Posted by David Konow

When New Line Cinema bankrolled the Lord of the Rings series, it was obviously a big roll of the dice for the company. 



It wasn't just that New Line founder Bob Shaye bet the whole studio on the trilogy, but fantasy wasn't a big genre then and hadn't been in years. Yet many were hoping LOTR would bring the fantasy genre back, and it did, big time.


 
It's been over a decade since the Lord of the Rings trilogy first launched, and now Variety tells us the fantasy genre is still going strong after all this time with Game of Thrones, Snow White and the Huntsman, which looked a lot more Tolkien than Disney, and the upcoming return to Middle Earth with The Hobbit. Not to mention, the LOTR and Harry Potter series should continue to bring in money through secondary markets for years.
 
As Variety points out, after Return of the King swept the Academy Awards, several attempts at launching a fantasy franchise flopped, including Eragon, The Golden Compass, and The Water Horse: Legend of the Deep.

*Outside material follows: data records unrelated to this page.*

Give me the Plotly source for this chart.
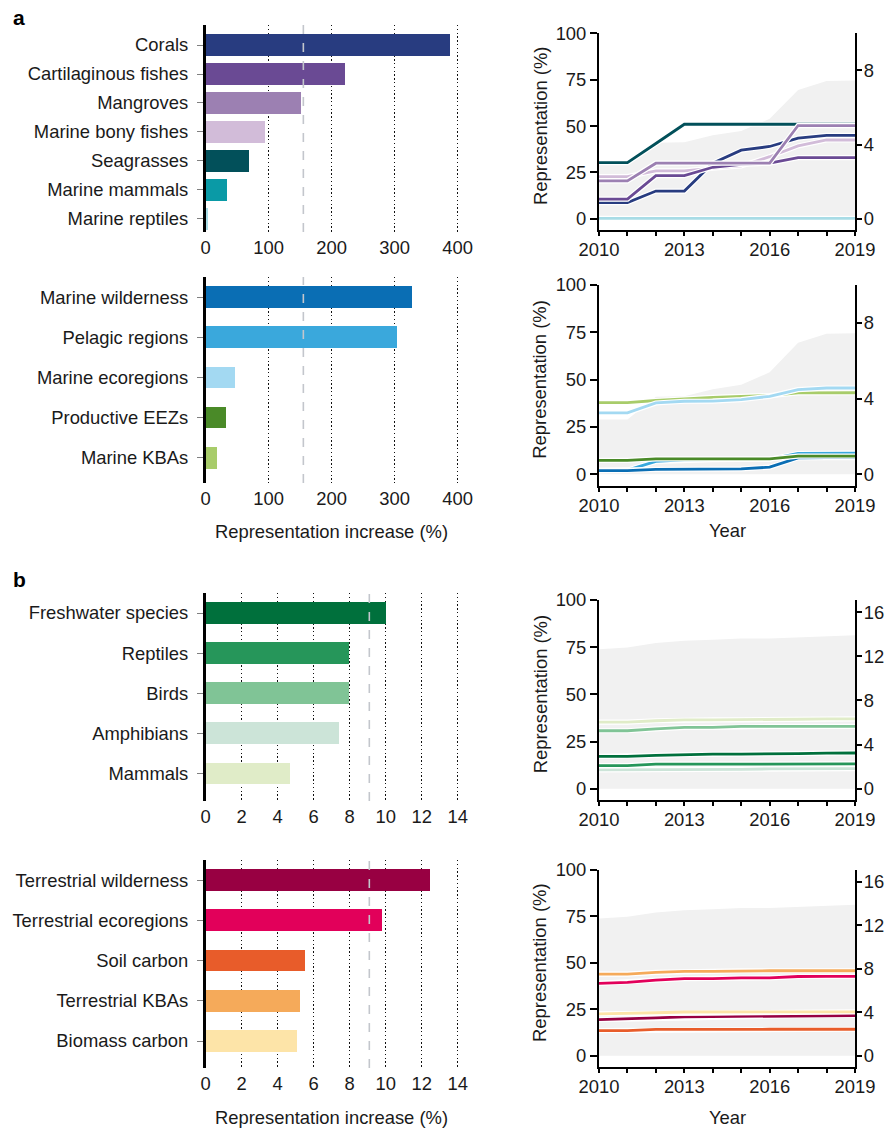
import plotly.graph_objects as go

W, H = 885, 1129
FONT = "Liberation Sans, Arial, Helvetica, sans-serif"
TXT = "#1a1a1a"

# ---------------- DATA ----------------
years = list(range(2010, 2020))
year_ticktext = ["2010", "", "", "2013", "", "", "2016", "", "", "2019"]

# Panel a, top: marine species & habitats
a1_names = ["Corals", "Cartilaginous fishes", "Mangroves", "Marine bony fishes",
            "Seagrasses", "Marine mammals", "Marine reptiles"]
a1_increase = [388, 220, 151, 93, 69, 34, 2]
a1_colors = ["#283c80", "#6a4a94", "#9c80b2", "#d2bcd9", "#02505a", "#0a9aa6", "#a8dce6"]

# Panel a, bottom: marine regions
a2_names = ["Marine wilderness", "Pelagic regions", "Marine ecoregions",
            "Productive EEZs", "Marine KBAs"]
a2_increase = [327, 303, 46, 31, 18]
a2_colors = ["#0a6eb4", "#3aa8dc", "#a3d9f2", "#4a8a28", "#a8cc6a"]

# Panel b, top: terrestrial species
b1_names = ["Freshwater species", "Reptiles", "Birds", "Amphibians", "Mammals"]
b1_increase = [10.0, 7.96, 7.96, 7.4, 4.68]
b1_colors = ["#00703c", "#26965a", "#80c496", "#cce4d8", "#e0ecc8"]

# Panel b, bottom: terrestrial regions
b2_names = ["Terrestrial wilderness", "Terrestrial ecoregions", "Soil carbon",
            "Terrestrial KBAs", "Biomass carbon"]
b2_increase = [12.46, 9.78, 5.52, 5.24, 5.06]
b2_colors = ["#980042", "#e2005a", "#e85c2a", "#f5aa5a", "#fde4a8"]

# Global protected-area increase (dashed reference lines)
marine_pa_increase = 155
terr_pa_increase = 9.09

# Protected-area coverage (right axes, %), grey shading
marine_pa = [2.9, 2.9, 4.1, 4.13, 4.5, 4.73, 5.39, 6.95, 7.43, 7.45]
terr_pa = [12.64, 12.8, 13.2, 13.4, 13.5, 13.6, 13.6, 13.7, 13.85, 13.9]

# Representation time series (left axes, %)
a1_series = {
    "Marine reptiles": [0.3, 0.3, 0.3, 0.3, 0.3, 0.3, 0.3, 0.3, 0.3, 0.3],
    "Corals": [8.8, 8.8, 15.0, 15.0, 30.0, 37.0, 39.0, 43.5, 45.0, 45.0],
    "Seagrasses": [30.3, 30.3, 40.6, 51.0, 51.0, 51.0, 51.0, 51.0, 51.0, 51.0],
    "Marine bony fishes": [22.8, 22.8, 25.9, 25.9, 27.3, 28.5, 33.5, 39.3, 42.5, 42.5],
    "Cartilaginous fishes": [10.6, 10.6, 23.3, 23.3, 27.8, 29.4, 30.0, 33.0, 33.0, 33.0],
    "Mangroves": [20.5, 20.5, 30.0, 30.0, 30.0, 30.0, 30.0, 50.3, 50.3, 50.3],
}
a2_series = {
    "Pelagic regions": [2.2, 2.2, 6.8, 7.6, 7.8, 7.9, 8.0, 11.0, 11.2, 11.2],
    "Marine wilderness": [2.0, 2.0, 2.6, 2.7, 2.8, 2.9, 3.8, 8.7, 8.8, 8.8],
    "Productive EEZs": [7.4, 7.4, 8.2, 8.2, 8.2, 8.2, 8.2, 9.6, 9.6, 9.6],
    "Marine KBAs": [37.9, 37.9, 39.0, 40.0, 40.7, 41.2, 41.6, 43.0, 43.1, 43.1],
    "Marine ecoregions": [32.5, 32.5, 37.7, 38.6, 38.7, 39.5, 41.2, 44.7, 45.6, 45.6],
}
b1_series = {
    "Amphibians": [10.0, 10.0, 10.0, 10.1, 10.1, 10.2, 10.5, 10.6, 10.6, 10.6],
    "Reptiles": [12.2, 12.2, 13.0, 13.0, 13.0, 13.1, 13.1, 13.1, 13.1, 13.1],
    "Freshwater species": [17.1, 17.1, 17.6, 18.0, 18.3, 18.3, 18.3, 18.6, 18.8, 18.9],
    "Birds": [30.7, 30.7, 31.7, 32.5, 32.5, 33.0, 33.0, 33.0, 33.0, 33.0],
    "Mammals": [35.3, 35.3, 36.0, 36.5, 36.5, 36.5, 36.6, 36.8, 37.0, 37.0],
}
b2_series = {
    "Soil carbon": [13.6, 13.6, 14.2, 14.3, 14.3, 14.3, 14.3, 14.3, 14.3, 14.3],
    "Terrestrial wilderness": [19.5, 19.8, 20.4, 21.0, 21.1, 21.5, 21.6, 21.6, 21.7, 21.7],
    "Biomass carbon": [22.6, 22.7, 23.2, 23.6, 23.6, 23.7, 23.7, 23.7, 23.7, 23.7],
    "Terrestrial ecoregions": [39.0, 39.5, 40.7, 41.5, 41.5, 42.0, 42.0, 42.7, 42.8, 42.8],
    "Terrestrial KBAs": [44.0, 44.0, 44.9, 45.4, 45.4, 45.8, 45.8, 45.8, 45.8, 45.8],
}

# ---------------- LAYOUT HELPERS ----------------
def fx(p):
    return p / W

def fy(p):
    return 1 - p / H

def ax_id(letter, i):
    return letter if i == 1 else f"{letter}{i}"

def ax_key(letter, i):
    return f"{letter}axis" if i == 1 else f"{letter}axis{i}"

FS = 18.4
fig = go.Figure()
layout = {}
annotations = []
shapes = []

bar_panels = [
    dict(names=a1_names, vals=a1_increase, colors=a1_colors, top=25, bottom=232,
         pad_t=0.69, pad_b=0.45, bw=0.75, rng=[0, 420], ticks=[0, 100, 200, 300, 400],
         dash=marine_pa_increase),
    dict(names=a2_names, vals=a2_increase, colors=a2_colors, top=277, bottom=483,
         pad_t=0.5, pad_b=0.63, bw=0.54, rng=[0, 420], ticks=[0, 100, 200, 300, 400],
         dash=marine_pa_increase),
    dict(names=b1_names, vals=b1_increase, colors=b1_colors, top=593, bottom=801,
         pad_t=0.5, pad_b=0.69, bw=0.54, rng=[0, 14.7], ticks=list(range(0, 15, 2)),
         dash=terr_pa_increase),
    dict(names=b2_names, vals=b2_increase, colors=b2_colors, top=860, bottom=1068,
         pad_t=0.5, pad_b=0.67, bw=0.54, rng=[0, 14.7], ticks=list(range(0, 15, 2)),
         dash=terr_pa_increase),
]

bx0, bx1 = 205.7, 470.3
for i, p in enumerate(bar_panels, start=1):
    xa, ya = ax_id("x", i), ax_id("y", i)
    fig.add_trace(go.Bar(x=p["vals"], y=p["names"], orientation="h",
                         marker=dict(color=p["colors"], line=dict(width=0)),
                         width=p["bw"], xaxis=xa, yaxis=ya, showlegend=False,
                         hoverinfo="x+y"))
    n = len(p["names"])
    layout[ax_key("x", i)] = dict(
        domain=[fx(bx0), fx(bx1)], anchor=ya, range=p["rng"], tickvals=p["ticks"],
        showgrid=True, griddash="1.3px,2.5px", gridcolor="#111111", gridwidth=1.4,
        showline=False, zeroline=False, ticks="", ticklabelstandoff=3,
        tickfont=dict(size=FS, color=TXT, family=FONT),
        fixedrange=True)
    layout[ax_key("y", i)] = dict(
        domain=[fy(p["bottom"]), fy(p["top"])], anchor=xa, type="category",
        categoryorder="array", categoryarray=p["names"],
        range=[n - 1 + p["pad_b"], -p["pad_t"]],
        showline=True, linecolor="#000000", linewidth=2.6, showgrid=False,
        zeroline=False, ticks="outside", ticklen=6, tickwidth=1.4, tickcolor="#808080",
        ticklabelstandoff=5, tickfont=dict(size=FS, color=TXT, family=FONT),
        fixedrange=True)
    shapes.append(dict(type="line", xref=xa, yref=f"{ya} domain",
                       x0=p["dash"], x1=p["dash"], y0=0, y1=1, layer="above",
                       line=dict(color="#c3c6cc", width=1.6, dash="dash")))

# Line panels
line_panels = [
    dict(series=a1_series, names=a1_names, colors=a1_colors, pa=marine_pa,
         top=33.3, bottom=230, rrange=[-0.6, 10.0], rticks=[0, 4, 8]),
    dict(series=a2_series, names=a2_names, colors=a2_colors, pa=marine_pa,
         top=285, bottom=485.7, rrange=[-0.6, 10.0], rticks=[0, 4, 8]),
    dict(series=b1_series, names=b1_names, colors=b1_colors, pa=terr_pa,
         top=600, bottom=800, rrange=[-1.026, 17.1], rticks=[0, 4, 8, 12, 16]),
    dict(series=b2_series, names=b2_names, colors=b2_colors, pa=terr_pa,
         top=870, bottom=1067, rrange=[-1.026, 17.1], rticks=[0, 4, 8, 12, 16]),
]

lx0, lx1 = 599, 855
for j, p in enumerate(line_panels):
    k = 5 + j
    xa = f"x{k}"
    yr = f"y{k}"        # right axis (protected-area shading), base layer
    yl = f"y{k + 4}"    # left axis (representation lines), overlay on top
    fig.add_trace(go.Scatter(x=years, y=p["pa"], mode="lines", fill="tozeroy",
                             fillcolor="#f1f1f1", line=dict(width=0, color="#f1f1f1"),
                             xaxis=xa, yaxis=yr, showlegend=False, hoverinfo="skip"))
    cmap = dict(zip(p["names"], p["colors"]))
    for name, vals in p["series"].items():
        fig.add_trace(go.Scatter(x=years, y=vals, mode="lines",
                                 line=dict(color="white", width=5.2),
                                 xaxis=xa, yaxis=yl, showlegend=False, hoverinfo="skip"))
        fig.add_trace(go.Scatter(x=years, y=vals, mode="lines", name=name,
                                 line=dict(color=cmap[name], width=2.8),
                                 xaxis=xa, yaxis=yl, showlegend=False))
    dom = [fy(p["bottom"]), fy(p["top"])]
    layout[f"xaxis{k}"] = dict(
        domain=[fx(lx0), fx(lx1)], anchor=yr, range=[2010, 2019],
        tickvals=years, ticktext=year_ticktext, ticks="outside", ticklen=4,
        tickwidth=1.5, tickcolor="#000", showline=True, linecolor="#000",
        linewidth=2, showgrid=False, zeroline=False, ticklabelstandoff=-2,
        tickfont=dict(size=FS, color=TXT, family=FONT), fixedrange=True)
    layout[f"yaxis{k}"] = dict(
        domain=dom, anchor=xa, side="right", range=p["rrange"], tickvals=p["rticks"],
        ticks="outside", ticklen=5, tickwidth=1.5, tickcolor="#000",
        ticklabelstandoff=-2,
        showline=True, linecolor="#000", linewidth=2, showgrid=False, zeroline=False,
        tickfont=dict(size=FS, color=TXT, family=FONT), fixedrange=True)
    layout[f"yaxis{k + 4}"] = dict(
        overlaying=yr, anchor=xa, side="left", range=[-6, 100],
        tickvals=[0, 25, 50, 75, 100], ticks="outside", ticklen=7, tickwidth=1.5,
        tickcolor="#000", showline=True, linecolor="#000", linewidth=2,
        showgrid=False, zeroline=False,
        tickfont=dict(size=FS, color=TXT, family=FONT), fixedrange=True)
    annotations.append(dict(text="Representation (%)", xref="paper", yref=yl,
                            x=fx(540), y=50, textangle=-90, showarrow=False,
                            xanchor="center", yanchor="middle",
                            font=dict(size=FS, color=TXT, family=FONT)))

for ytxt in (531, 1117):
    annotations.append(dict(text="Representation increase (%)", xref="paper", yref="paper",
                            x=fx(331.7), y=fy(ytxt), showarrow=False,
                            xanchor="center", yanchor="middle",
                            font=dict(size=FS, color=TXT, family=FONT)))
for ytxt in (530, 1117):
    annotations.append(dict(text="Year", xref="paper", yref="paper",
                            x=fx(727), y=fy(ytxt), showarrow=False,
                            xanchor="center", yanchor="middle",
                            font=dict(size=FS, color=TXT, family=FONT)))
for lab, ytxt in (("a", 17), ("b", 579)):
    annotations.append(dict(text=f"<b>{lab}</b>", xref="paper", yref="paper",
                            x=fx(11), y=fy(ytxt), showarrow=False,
                            xanchor="left", yanchor="middle",
                            font=dict(size=21, color="#000", family=FONT)))

fig.update_layout(
    width=W, height=H, margin=dict(l=0, r=0, t=0, b=0, pad=0, autoexpand=False),
    paper_bgcolor="white", plot_bgcolor="rgba(0,0,0,0)",
    font=dict(family=FONT, size=FS, color=TXT),
    showlegend=False, bargap=0, annotations=annotations, shapes=shapes,
    **layout)

fig.write_html("out.html", config={"displayModeBar": False},
               post_script="document.body.style.margin='0';document.body.style.overflow='hidden';")
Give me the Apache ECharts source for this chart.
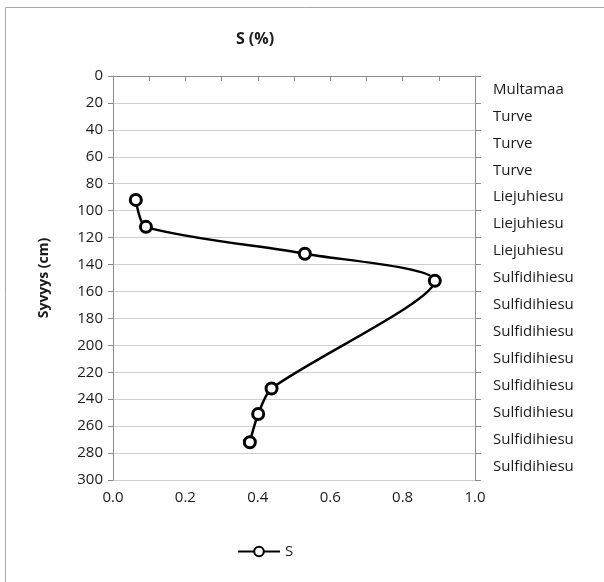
<!DOCTYPE html>
<html>
<head>
<meta charset="utf-8">
<script src="https://cdn.jsdelivr.net/npm/echarts@6/dist/echarts.min.js"></script>
<style>html,body{margin:0;padding:0;background:#fff}#c{width:604px;height:582px}</style>
</head>
<body>
<div id="c"></div>
<script>
var sValues = [0.063, 0.091, 0.530, 0.889, 0.438, 0.401, 0.378];
var depths = [92, 112, 132, 152, 232, 251, 272];
var soilLabels = ['Multamaa','Turve','Turve','Turve','Liejuhiesu','Liejuhiesu','Liejuhiesu','Sulfidihiesu','Sulfidihiesu','Sulfidihiesu','Sulfidihiesu','Sulfidihiesu','Sulfidihiesu','Sulfidihiesu','Sulfidihiesu'];
var FONT = '"Open Sans", sans-serif';
var textColor = '#1a1a1a';
var chart = echarts.init(document.getElementById('c'));
var pts = sValues.map(function(v, i){ return [v, depths[i]]; });
chart.setOption({
  animation: false,
  textStyle: {fontFamily: FONT},
  graphic: [{type:'rect', shape:{x:5.5, y:7.5, width:800, height:800}, style:{fill:'none', stroke:'#a8a8a8', lineWidth:1}, silent:true}],
  title: {text: 'S (%)', left: 250, top: 26, textAlign: 'center',
    textStyle: {fontFamily: FONT, fontSize: 16, fontWeight: 'bold', color: textColor}},
  grid: {left: 113, right: 129, top: 76, bottom: 102, containLabel: false},
  legend: {bottom: 18, left: 232, itemWidth: 42, itemHeight: 12, itemGap: 4,
    textStyle: {fontFamily: FONT, fontSize: 15, color: textColor}, data: ['S']},
  xAxis: {type: 'value', min: 0, max: 1, interval: 0.1,
    axisLine: {show: true, lineStyle: {color: '#8c8c8c'}},
    axisTick: {show: true, inside: false, length: 5, lineStyle: {color: '#8c8c8c'}},
    splitLine: {show: false},
    axisLabel: {margin: 10, fontFamily: FONT, fontSize: 15, color: textColor,
      formatter: function(v, i){ return (Math.round(v*10) % 2 === 0) ? v.toFixed(1) : ''; }}},
  yAxis: [{type: 'value', inverse: true, min: 0, max: 300, interval: 20,
    name: 'Syvyys (cm)', nameLocation: 'middle', nameGap: 62, nameRotate: 90,
    nameTextStyle: {fontFamily: FONT, fontSize: 14, fontWeight: 'bold', color: textColor},
    axisLine: {show: true, lineStyle: {color: '#8c8c8c'}},
    axisTick: {show: true, inside: false, length: 5, lineStyle: {color: '#8c8c8c'}},
    splitLine: {show: true, lineStyle: {color: '#cfcfcf', width: 1}},
    axisLabel: {margin: 10, fontFamily: FONT, fontSize: 15, color: textColor}},
   {type: 'category', position: 'right', inverse: true, boundaryGap: true, data: soilLabels,
    axisLine: {show: true, lineStyle: {color: '#8c8c8c'}},
    axisTick: {show: true, inside: false, length: 6, lineStyle: {color: '#8c8c8c'}},
    splitLine: {show: false},
    axisLabel: {margin: 18, fontFamily: FONT, fontSize: 15, color: textColor, align: 'left'}}],
  series: [{name: 'S', type: 'line', yAxisIndex: 0, data: pts, smooth: 0.25,
    symbol: 'circle', symbolSize: 11, showSymbol: true,
    lineStyle: {color: '#000', width: 2.5},
    itemStyle: {color: '#fff', borderColor: '#000', borderWidth: 3}}]
});
</script>
</body>
</html>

Clive Barker's Arabat series, which Disney paid a ton of money for, hoping it would be the next Harry Potter, never got out of development hell.


 
But now as we just mentioned, Game of Thrones is a critical and ratings phenomenon, and Once Upon a time and Grimm on ABC and NBC respectively, are also doing well. So of course, as Variety tells us, the word in the business is get the next Game of Thrones. As one agent told the trade, "There is absolutely more appetite (for fantasy books) at the feature, cable and network levels right now." Thrones is also now considered the turning point for the genre, and now it's hotter than ever.
 
Interestingly enough, a lot of current young adult novels are part of the fantasy genre, which makes good potential properties for studios, because parents can go with their kids, and like The Hunger Games, you can get a lot of book sales synergy as well. And also with the foreign market being more important to a film's success than ever, fantasy works all over the world. As one agent told Variety, "The appealing thing about fantasy (to studio execs) is it's international (and timeless)."
 
Fantasy also isn't exclusively kids stuff anymore either. As Game of Thrones proves, there's plenty of room for complicated storytelling, deeper characters and modern day metaphors that appeal to a wide variety of audiences, not just diehard fans of the genre.